• [Description of the task]:
Extract the whole listing as it stands. Do not include the pictures.

• [Data provided]:
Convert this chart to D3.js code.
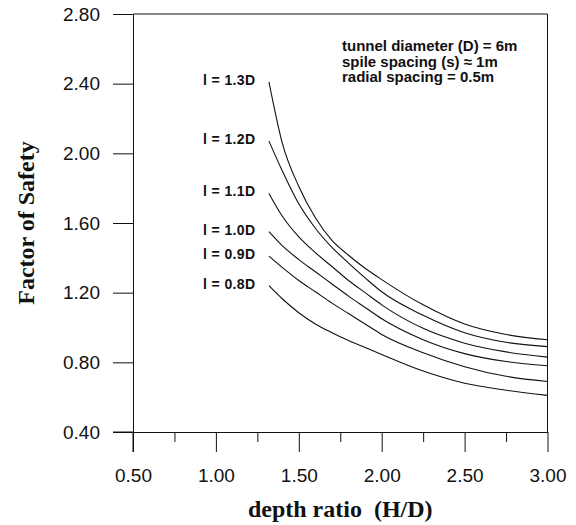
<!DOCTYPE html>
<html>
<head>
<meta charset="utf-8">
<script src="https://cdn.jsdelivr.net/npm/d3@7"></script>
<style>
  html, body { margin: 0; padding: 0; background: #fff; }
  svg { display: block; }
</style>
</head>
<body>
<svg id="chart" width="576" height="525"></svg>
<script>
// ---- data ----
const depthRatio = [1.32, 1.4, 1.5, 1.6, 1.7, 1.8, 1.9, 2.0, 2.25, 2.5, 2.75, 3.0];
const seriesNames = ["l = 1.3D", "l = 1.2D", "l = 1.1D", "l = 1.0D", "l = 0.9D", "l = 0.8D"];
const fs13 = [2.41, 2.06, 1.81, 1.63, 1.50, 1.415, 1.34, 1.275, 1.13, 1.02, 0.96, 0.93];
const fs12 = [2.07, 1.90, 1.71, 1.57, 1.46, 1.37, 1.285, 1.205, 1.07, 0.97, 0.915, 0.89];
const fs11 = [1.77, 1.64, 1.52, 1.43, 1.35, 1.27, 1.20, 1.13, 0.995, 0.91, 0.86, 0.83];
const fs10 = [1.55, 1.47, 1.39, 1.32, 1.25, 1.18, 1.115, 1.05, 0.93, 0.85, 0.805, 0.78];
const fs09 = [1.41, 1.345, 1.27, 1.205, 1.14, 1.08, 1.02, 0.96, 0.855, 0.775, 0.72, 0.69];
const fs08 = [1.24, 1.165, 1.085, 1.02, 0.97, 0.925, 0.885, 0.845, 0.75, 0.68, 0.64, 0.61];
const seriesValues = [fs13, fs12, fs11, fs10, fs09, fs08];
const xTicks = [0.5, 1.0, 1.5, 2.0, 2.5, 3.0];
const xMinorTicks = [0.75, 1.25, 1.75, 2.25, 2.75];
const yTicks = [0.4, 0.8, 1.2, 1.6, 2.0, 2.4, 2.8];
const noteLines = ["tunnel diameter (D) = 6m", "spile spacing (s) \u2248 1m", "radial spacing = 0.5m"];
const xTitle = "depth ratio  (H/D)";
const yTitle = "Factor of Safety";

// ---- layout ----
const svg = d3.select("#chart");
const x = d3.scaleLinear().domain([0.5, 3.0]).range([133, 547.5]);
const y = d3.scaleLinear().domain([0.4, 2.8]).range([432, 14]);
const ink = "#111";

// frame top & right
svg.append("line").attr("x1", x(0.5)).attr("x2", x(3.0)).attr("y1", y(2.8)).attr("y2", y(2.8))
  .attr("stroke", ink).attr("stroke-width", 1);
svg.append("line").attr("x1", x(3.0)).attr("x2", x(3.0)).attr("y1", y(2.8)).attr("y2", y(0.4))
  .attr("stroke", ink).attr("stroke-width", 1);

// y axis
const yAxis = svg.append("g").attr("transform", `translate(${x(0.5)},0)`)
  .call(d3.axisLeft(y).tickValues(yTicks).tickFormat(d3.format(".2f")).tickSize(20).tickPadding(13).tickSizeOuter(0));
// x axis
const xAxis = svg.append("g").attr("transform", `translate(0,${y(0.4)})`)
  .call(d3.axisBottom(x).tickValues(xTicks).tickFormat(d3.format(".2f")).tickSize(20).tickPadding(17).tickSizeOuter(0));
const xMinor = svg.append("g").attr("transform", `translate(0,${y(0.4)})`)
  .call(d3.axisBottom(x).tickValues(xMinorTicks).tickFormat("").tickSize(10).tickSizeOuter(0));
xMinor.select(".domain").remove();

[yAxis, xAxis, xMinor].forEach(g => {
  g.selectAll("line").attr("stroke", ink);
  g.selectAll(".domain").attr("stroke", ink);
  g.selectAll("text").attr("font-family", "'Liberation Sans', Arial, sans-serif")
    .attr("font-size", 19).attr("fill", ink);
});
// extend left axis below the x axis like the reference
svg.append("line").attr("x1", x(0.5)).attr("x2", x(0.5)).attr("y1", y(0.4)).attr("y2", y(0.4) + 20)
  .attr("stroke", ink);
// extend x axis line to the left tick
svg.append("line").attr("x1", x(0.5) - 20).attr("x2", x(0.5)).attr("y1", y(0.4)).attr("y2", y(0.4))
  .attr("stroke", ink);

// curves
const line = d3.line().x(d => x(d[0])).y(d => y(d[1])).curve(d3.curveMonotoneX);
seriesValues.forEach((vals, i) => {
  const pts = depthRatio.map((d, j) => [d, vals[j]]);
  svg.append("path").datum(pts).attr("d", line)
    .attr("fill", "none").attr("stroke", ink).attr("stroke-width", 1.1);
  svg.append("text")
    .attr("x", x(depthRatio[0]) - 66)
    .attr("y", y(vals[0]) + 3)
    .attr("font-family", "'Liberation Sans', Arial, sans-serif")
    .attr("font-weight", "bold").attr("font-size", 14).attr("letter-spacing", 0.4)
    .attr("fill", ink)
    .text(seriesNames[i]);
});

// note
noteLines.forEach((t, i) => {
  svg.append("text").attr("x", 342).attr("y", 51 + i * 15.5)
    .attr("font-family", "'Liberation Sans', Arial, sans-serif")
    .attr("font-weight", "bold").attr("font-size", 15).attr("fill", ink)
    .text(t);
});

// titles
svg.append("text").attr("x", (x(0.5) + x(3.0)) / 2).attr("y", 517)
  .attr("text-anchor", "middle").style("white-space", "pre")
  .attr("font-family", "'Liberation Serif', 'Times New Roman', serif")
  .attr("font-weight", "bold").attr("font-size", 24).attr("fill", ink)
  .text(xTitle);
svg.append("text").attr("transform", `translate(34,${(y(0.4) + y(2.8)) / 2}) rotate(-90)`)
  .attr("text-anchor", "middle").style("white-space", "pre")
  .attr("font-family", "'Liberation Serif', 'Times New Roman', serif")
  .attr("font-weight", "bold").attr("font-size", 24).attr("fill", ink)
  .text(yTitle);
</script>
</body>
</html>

• [Result of the task]:
Convert this chart to D3.js code.
<!DOCTYPE html>
<html>
<head>
<meta charset="utf-8">
<script src="https://cdn.jsdelivr.net/npm/d3@7"></script>
<style>
  html, body { margin: 0; padding: 0; background: #fff; }
  svg { display: block; }
</style>
</head>
<body>
<svg id="chart" width="576" height="525"></svg>
<script>
// ---- data ----
const depthRatio = [1.32, 1.4, 1.5, 1.6, 1.7, 1.8, 1.9, 2.0, 2.25, 2.5, 2.75, 3.0];
const seriesNames = ["l = 1.3D", "l = 1.2D", "l = 1.1D", "l = 1.0D", "l = 0.9D", "l = 0.8D"];
const fs13 = [2.41, 2.06, 1.81, 1.63, 1.50, 1.415, 1.34, 1.275, 1.13, 1.02, 0.96, 0.93];
const fs12 = [2.07, 1.90, 1.71, 1.57, 1.46, 1.37, 1.285, 1.205, 1.07, 0.97, 0.915, 0.89];
const fs11 = [1.77, 1.64, 1.52, 1.43, 1.35, 1.27, 1.20, 1.13, 0.995, 0.91, 0.86, 0.83];
const fs10 = [1.55, 1.47, 1.39, 1.32, 1.25, 1.18, 1.115, 1.05, 0.93, 0.85, 0.805, 0.78];
const fs09 = [1.41, 1.345, 1.27, 1.205, 1.14, 1.08, 1.02, 0.96, 0.855, 0.775, 0.72, 0.69];
const fs08 = [1.24, 1.165, 1.085, 1.02, 0.97, 0.925, 0.885, 0.845, 0.75, 0.68, 0.64, 0.61];
const seriesValues = [fs13, fs12, fs11, fs10, fs09, fs08];
const xTicks = [0.5, 1.0, 1.5, 2.0, 2.5, 3.0];
const xMinorTicks = [0.75, 1.25, 1.75, 2.25, 2.75];
const yTicks = [0.4, 0.8, 1.2, 1.6, 2.0, 2.4, 2.8];
const noteLines = ["tunnel diameter (D) = 6m", "spile spacing (s) \u2248 1m", "radial spacing = 0.5m"];
const xTitle = "depth ratio  (H/D)";
const yTitle = "Factor of Safety";

// ---- layout ----
const svg = d3.select("#chart");
const x = d3.scaleLinear().domain([0.5, 3.0]).range([133, 547.5]);
const y = d3.scaleLinear().domain([0.4, 2.8]).range([432, 14]);
const ink = "#111";

// frame top & right
svg.append("line").attr("x1", x(0.5)).attr("x2", x(3.0)).attr("y1", y(2.8)).attr("y2", y(2.8))
  .attr("stroke", ink).attr("stroke-width", 1);
svg.append("line").attr("x1", x(3.0)).attr("x2", x(3.0)).attr("y1", y(2.8)).attr("y2", y(0.4))
  .attr("stroke", ink).attr("stroke-width", 1);

// y axis
const yAxis = svg.append("g").attr("transform", `translate(${x(0.5)},0)`)
  .call(d3.axisLeft(y).tickValues(yTicks).tickFormat(d3.format(".2f")).tickSize(20).tickPadding(13).tickSizeOuter(0));
// x axis
const xAxis = svg.append("g").attr("transform", `translate(0,${y(0.4)})`)
  .call(d3.axisBottom(x).tickValues(xTicks).tickFormat(d3.format(".2f")).tickSize(20).tickPadding(17).tickSizeOuter(0));
const xMinor = svg.append("g").attr("transform", `translate(0,${y(0.4)})`)
  .call(d3.axisBottom(x).tickValues(xMinorTicks).tickFormat("").tickSize(10).tickSizeOuter(0));
xMinor.select(".domain").remove();

[yAxis, xAxis, xMinor].forEach(g => {
  g.selectAll("line").attr("stroke", ink);
  g.selectAll(".domain").attr("stroke", ink);
  g.selectAll("text").attr("font-family", "'Liberation Sans', Arial, sans-serif")
    .attr("font-size", 19).attr("fill", ink);
});
// extend left axis below the x axis like the reference
svg.append("line").attr("x1", x(0.5)).attr("x2", x(0.5)).attr("y1", y(0.4)).attr("y2", y(0.4) + 20)
  .attr("stroke", ink);
// extend x axis line to the left tick
svg.append("line").attr("x1", x(0.5) - 20).attr("x2", x(0.5)).attr("y1", y(0.4)).attr("y2", y(0.4))
  .attr("stroke", ink);

// curves
const line = d3.line().x(d => x(d[0])).y(d => y(d[1])).curve(d3.curveMonotoneX);
seriesValues.forEach((vals, i) => {
  const pts = depthRatio.map((d, j) => [d, vals[j]]);
  svg.append("path").datum(pts).attr("d", line)
    .attr("fill", "none").attr("stroke", ink).attr("stroke-width", 1.1);
  svg.append("text")
    .attr("x", x(depthRatio[0]) - 66)
    .attr("y", y(vals[0]) + 3)
    .attr("font-family", "'Liberation Sans', Arial, sans-serif")
    .attr("font-weight", "bold").attr("font-size", 14).attr("letter-spacing", 0.4)
    .attr("fill", ink)
    .text(seriesNames[i]);
});

// note
noteLines.forEach((t, i) => {
  svg.append("text").attr("x", 342).attr("y", 51 + i * 15.5)
    .attr("font-family", "'Liberation Sans', Arial, sans-serif")
    .attr("font-weight", "bold").attr("font-size", 15).attr("fill", ink)
    .text(t);
});

// titles
svg.append("text").attr("x", (x(0.5) + x(3.0)) / 2).attr("y", 517)
  .attr("text-anchor", "middle").style("white-space", "pre")
  .attr("font-family", "'Liberation Serif', 'Times New Roman', serif")
  .attr("font-weight", "bold").attr("font-size", 24).attr("fill", ink)
  .text(xTitle);
svg.append("text").attr("transform", `translate(34,${(y(0.4) + y(2.8)) / 2}) rotate(-90)`)
  .attr("text-anchor", "middle").style("white-space", "pre")
  .attr("font-family", "'Liberation Serif', 'Times New Roman', serif")
  .attr("font-weight", "bold").attr("font-size", 24).attr("fill", ink)
  .text(yTitle);
</script>
</body>
</html>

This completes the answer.